Each time, the wmiprvse.exe process memory went up, but never down. I then decided to throw a heavier test at it, so I whipped up a little powershell function

for ($i=0; $i -le100; $i++) { get-wmiobject win32_service | format-table  }

Running that caused wmiprvse.exe to continually increase in memory while it was running, so I had my smoking gun and proceeded to file a bug report with Microsoft.

So, where are we now? After going back and forth with Microsoft on this, they have filed it for the next major release of the OS, i.e. it won’t be fixed in Windows 7 or 2008 R2 in any service pack or hotfix. Apparently the changes are “too invasive.” We are currently working with Microsoft to see if we can escalate this and get it fixed.
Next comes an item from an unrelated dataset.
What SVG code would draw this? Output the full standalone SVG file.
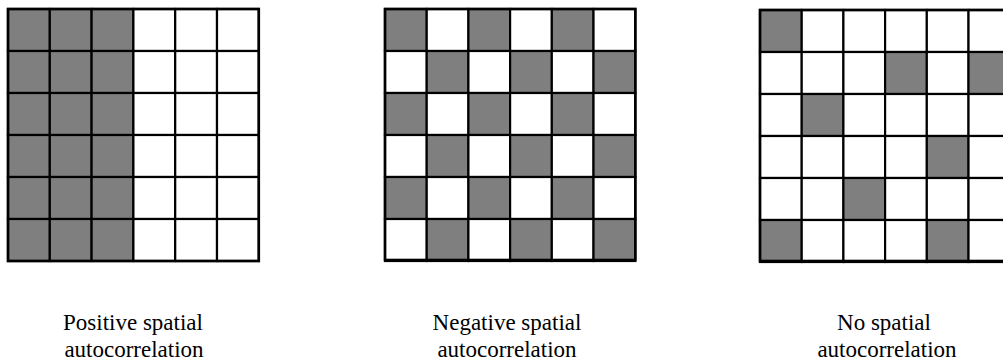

In the meantime we have other options for querying service status, like using the Service Control Manager, we’re just making sure that it doesn’t cause any issues that we’ve never seen before. In 5.5 we’ll be including an App.Config option called useScmForServiceStatus that we can turn on and off for testing, or to switch to SCM if WMI is causing problems in your environment.

5 comments:

Andy Kelly said...

That's pretty sad that MS didn't catch something like that themselves in all their testing. But glad you got to the bottom of it.

Jason said...

Does this fix it? http://support.microsoft.com/kb/977357

Brooke Philpott said...

That actually looks like a leak in svchost.exe. This particular leak occurs in wmiprvse.exe. Both are hosting processes, but svchost.exe wraps the actual core service, vs wmiprvse.exe which wraps the providers, of which in my case Win32_Service was leaking. I've been given a patch by Microsoft for private testing and it fixed that issue (although there seems to be another leak in a different dll).

Unknown said...

Looks like MS released a new hotfix for this:

http://support.microsoft.com/kb/981314

Brooke Philpott said...

Thanks for the heads up. Microsoft informed me of this as well.